On the higher difficulties you need to play differently than the AI to win. The AI does the 'grow to size 3 then expand' thing. If the human does this, you will simply allways be behind the AI, because it has bonuses and you don't. You need a different strategy that can boost you past the AI's expansion rate relatively soon.

Enter Chop rush. Some possible opening moves. These are extreme cases, but it is illustrative of what is possible to achieve.

Settler first:
-Just a Settler in 25 turns.

Worker then chop settler:
-Worker AND Settler in 25 turns.

Worker, chop 2nd worker, then chop Settler:
-2xWorker and Settler in 27 turns.


What I do: I basically move a warrior+settler to a new spot, then move my 2-3 workers in after to chop rush a new settler in every new city I found. Think about it: would you rather have the +1 health from 3 forests or a new settler?(3x30 shields)? 1 health is one pop, one settler is potentially many pop. This way I can keep expanding very rapidly, get all the good city spots and waste minimal time actually building the settlers.
 
madmaven said:
Be selective about the techs you research. I haven't really gotten this down as well as I should, but you wont be able to get everything. Currently I'm trying to decide where to focus on. One game I went more for science and got canned by Alexander. The next game I went for military techs and fell behind. It's a challenge.
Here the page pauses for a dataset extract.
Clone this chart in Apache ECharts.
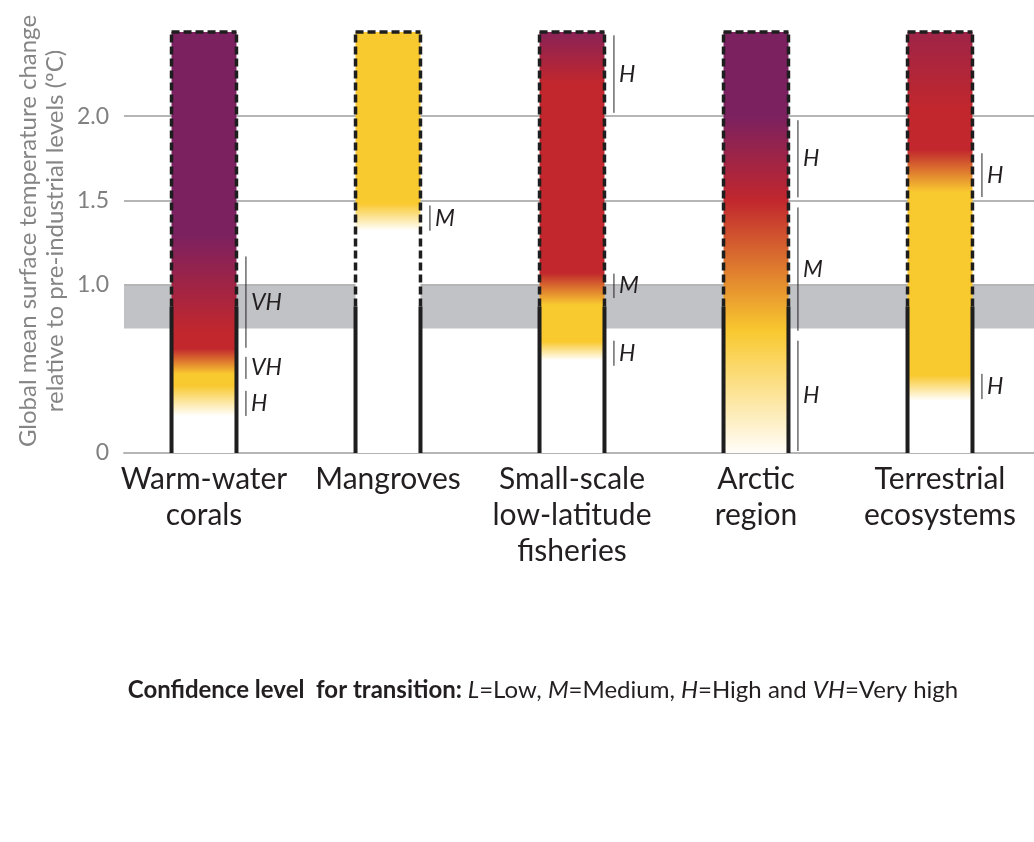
<!DOCTYPE html>
<html>
<head>
<meta charset="utf-8">
<script src="https://cdn.jsdelivr.net/npm/echarts@6/dist/echarts.min.js"></script>
<style>
html,body{margin:0;padding:0;background:#fff;}
#chart{width:1034px;height:842px;}
</style>
</head>
<body>
<div id="chart"></div>
<script>
// ---------------- data ----------------
const categories = ['Warm-water\ncorals', 'Mangroves', 'Small-scale\nlow-latitude\nfisheries', 'Arctic\nregion', 'Terrestrial\necosystems'];
const yTicks = [0, 1.0, 1.5, 2.0];
const barTop = 2.5;              // assessed range top (°C)
const presentWarming = 0.87;     // solid outline ends here
const presentBand = [0.74, 1.0]; // grey band
// risk level transitions per category: [temperature, level] (0 undetectable, 1 moderate, 2 high, 3 very high)
const riskCorals      = [[0.22, 0], [0.40, 1], [0.47, 1], [0.62, 2], [0.72, 2], [1.30, 3], [2.5, 3]];
const riskMangroves   = [[1.32, 0], [1.48, 1], [2.5, 1]];
const riskFisheries   = [[0.55, 0], [0.66, 1], [0.88, 1], [1.07, 2], [2.20, 2], [2.5, 2.8]];
const riskArctic      = [[0.0, 0.03], [0.72, 1], [1.50, 2], [2.00, 3], [2.5, 3]];
const riskTerrestrial = [[0.31, 0], [0.46, 1], [1.55, 1], [1.80, 2], [2.05, 2], [2.5, 2.5]];
const riskLevels = [riskCorals, riskMangroves, riskFisheries, riskArctic, riskTerrestrial];
// confidence brackets: [category index, low, high, label]
const confidence = [
  [0, 0.625, 1.167, 'VH'], [0, 0.44, 0.571, 'VH'], [0, 0.22, 0.369, 'H'],
  [1, 1.32, 1.47, 'M'],
  [2, 2.02, 2.48, 'H'], [2, 0.92, 1.065, 'M'], [2, 0.518, 0.667, 'H'],
  [3, 1.518, 1.976, 'H'], [3, 0.726, 1.458, 'M'], [3, 0.012, 0.667, 'H'],
  [4, 1.52, 1.78, 'H'], [4, 0.32, 0.47, 'H']
];

// ---------------- styles ----------------
const levelColors = [[255,255,255],[249,201,48],[193,39,45],[123,33,96]];
function levelColor(l){
  const i = Math.max(0, Math.min(2, Math.floor(l)));
  const t = Math.max(0, Math.min(1, l - i));
  const a = levelColors[i], b = levelColors[i+1];
  const c = a.map((v,k)=>Math.round(v + (b[k]-v)*t));
  return 'rgb(' + c.join(',') + ')';
}
const FONT = 'Lato, "Open Sans", sans-serif';
const INK = '#231f20';
const BAR_FRAC = 0.353;
const CONF_FRAC = 0.228;

const chart = echarts.init(document.getElementById('chart'), null, {renderer:'canvas'});

const option = {
  animation: false,
  backgroundColor: '#ffffff',
  textStyle: {fontFamily: FONT},
  grid: [
    {left: 124, right: 0, top: 32, bottom: 389},
    {left: 112, right: 2, top: 32, bottom: 389}
  ],
  xAxis: [
    {gridIndex: 0, type: 'value', min: 0, max: 1, show: true,
     axisLine: {show: true, lineStyle: {color: '#b5b5b5', width: 2}},
     axisTick: {show: false}, axisLabel: {show: false}, splitLine: {show: false}},
    {gridIndex: 1, type: 'category', data: categories,
     axisLine: {show: false}, axisTick: {show: false},
     axisLabel: {interval: 0, color: INK, fontSize: 30, lineHeight: 36, margin: 8, fontFamily: FONT}}
  ],
  yAxis: [
    {gridIndex: 0, type: 'value', min: 0, max: barTop, interval: 0.5,
     axisLine: {show: false}, axisTick: {show: false}, splitLine: {show: false},
     axisLabel: {color: '#808080', fontSize: 23, margin: 15, fontFamily: FONT,
       formatter: v => yTicks.indexOf(v) < 0 ? '' : (v === 0 ? '0' : v.toFixed(1))}},
    {gridIndex: 1, type: 'value', min: 0, max: barTop, show: false}
  ],
  graphic: [
    {type: 'text', x: 42, y: 231, rotation: Math.PI/2,
     style: {text: 'Global mean surface temperature change\nrelative to pre-industrial levels (ºC)',
       fill: '#858585', font: '24px ' + FONT, lineHeight: 27,
       align: 'center', verticalAlign: 'middle', textAlign: 'center', textVerticalAlign: 'middle'}},
    {type: 'text', x: 543, y: 690,
     style: {text: '{b|Confidence level  for transition: }{i|L}{n|=Low, }{i|M}{n|=Medium, }{i|H}{n|=High and }{i|VH}{n|=Very high}',
       align: 'center', verticalAlign: 'middle', textAlign: 'center', textVerticalAlign: 'middle',
       rich: {
         b: {fontWeight: 'bold', fontSize: 24, fill: INK, color: INK, fontFamily: FONT},
         i: {fontStyle: 'italic', fontSize: 24, fill: INK, color: INK, fontFamily: FONT},
         n: {fontSize: 24, fill: INK, color: INK, fontFamily: FONT}
       }}}
  ],
  series: [
    {type: 'line', xAxisIndex: 0, yAxisIndex: 0, data: [], silent: true, z: 1,
     markArea: {silent: true, itemStyle: {color: '#c1c2c5'}, data: [[{yAxis: presentBand[0]}, {yAxis: presentBand[1]}]]}},
    {type: 'line', xAxisIndex: 0, yAxisIndex: 0, data: [], silent: true, z: 2,
     markLine: {silent: true, symbol: 'none', label: {show: false},
       lineStyle: {color: '#b5b5b5', width: 2, type: 'solid'},
       data: yTicks.filter(v => v > 0).map(v => ({yAxis: v}))}},
    {type: 'custom', xAxisIndex: 1, yAxisIndex: 1, z: 5, silent: true,
     data: categories.map((c, i) => [i, barTop]),
     renderItem: function(params, api){
       const i = api.value(0);
       const bw = api.size([1, 0])[0] * BAR_FRAC;
       const p0 = api.coord([i, 0]);
       const pTop = api.coord([i, api.value(1)]);
       const pSolid = api.coord([i, presentWarming]);
       const xl = p0[0] - bw/2, xr = p0[0] + bw/2;
       const stops = riskLevels[i].map(s => ({offset: s[0] / barTop, color: levelColor(s[1])}));
       const grad = new echarts.graphic.LinearGradient(0, 1, 0, 0, stops);
       const solid = {stroke: '#1e1e1e', lineWidth: 4};
       const dashed = {stroke: '#1e1e1e', lineWidth: 3.5, lineDash: [8, 4]};
       return {type: 'group', children: [
         {type: 'rect', shape: {x: xl, y: pTop[1], width: bw, height: p0[1] - pTop[1]}, style: {fill: grad}},
         {type: 'line', shape: {x1: xl, y1: p0[1], x2: xl, y2: pSolid[1]}, style: solid},
         {type: 'line', shape: {x1: xr, y1: p0[1], x2: xr, y2: pSolid[1]}, style: solid},
         {type: 'line', shape: {x1: xl, y1: pSolid[1], x2: xl, y2: pTop[1]}, style: dashed},
         {type: 'line', shape: {x1: xr, y1: pSolid[1], x2: xr, y2: pTop[1]}, style: dashed},
         {type: 'line', shape: {x1: xl, y1: pTop[1], x2: xr, y2: pTop[1]}, style: dashed}
       ]};
     }},
    {type: 'custom', xAxisIndex: 1, yAxisIndex: 1, z: 6, silent: true,
     data: confidence,
     renderItem: function(params, api){
       const i = api.value(0);
       const off = api.size([1, 0])[0] * CONF_FRAC;
       const pLo = api.coord([i, api.value(1)]);
       const pHi = api.coord([i, api.value(2)]);
       const x = pLo[0] + off;
       const label = confidence[params.dataIndex][3];
       return {type: 'group', children: [
         {type: 'line', shape: {x1: x, y1: pLo[1], x2: x, y2: pHi[1]}, style: {stroke: INK, lineWidth: 1}},
         {type: 'text', x: x + 5, y: (pLo[1] + pHi[1]) / 2,
          style: {text: label, fill: INK, font: 'italic 23px ' + FONT,
                  align: 'left', verticalAlign: 'middle', textAlign: 'left', textVerticalAlign: 'middle'}}
       ]};
     }}
  ]
};
chart.setOption(option);
</script>
</body>
</html>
I'm grappling with emperor now and the things that keep me competitive on that level are:
- make sure you know what techs you want and go for them, I find if I concentrate on the science techs I can keep up, those that give you a free tech are huge, especially the oracle, and later on liberalism.
- balance is key, I also used to make the mistake like madmaven of concentrating too much on one or the other. You have to have a commerce/science city and this is usually your capital and one other with cottages, and make sure your number one production city has heroic epic wonder and it can churn out military units every 1 or 2 turns. Then SPREAD these units to your borders and don't neglect siege units they are very important!
- I find that having a religion works better than not, but make sure you can defend yourself. I find that waiting for neighbors religion to spread to you is better than discovering one yourself, as you can be chummy with them until you need to wipe them out
- build walls etc. in your border cities, and put plenty defence there, and spread the promotions to defend against archers and melee for example
- if you don't have creative, then get either stonehenge, the civic that gives you free artists, or the drama tech for theatre quickly, expanding cities are important
 
Another good thing is to build more military units than you think you need. That way, when you do go to war, you're prepared if the dice go against you and when you see that there's a target that you want - holy city, etc - then you are ready to go and take it much quicker without having ot buld up the necessary force to do so. Also, if you have a stronger military, the AI is less likely to attack you, so you don't have to fend off invasions quite so often.
 
Micro-managing happiness (and sometimes health) i've found to be important. I spend a lot of time switching around the city governor when on noble and below you can just ignore it the entire game. I usually don't found religions and instead go for vasslage, that's worked ok for me on prince so far but may not on higher levels.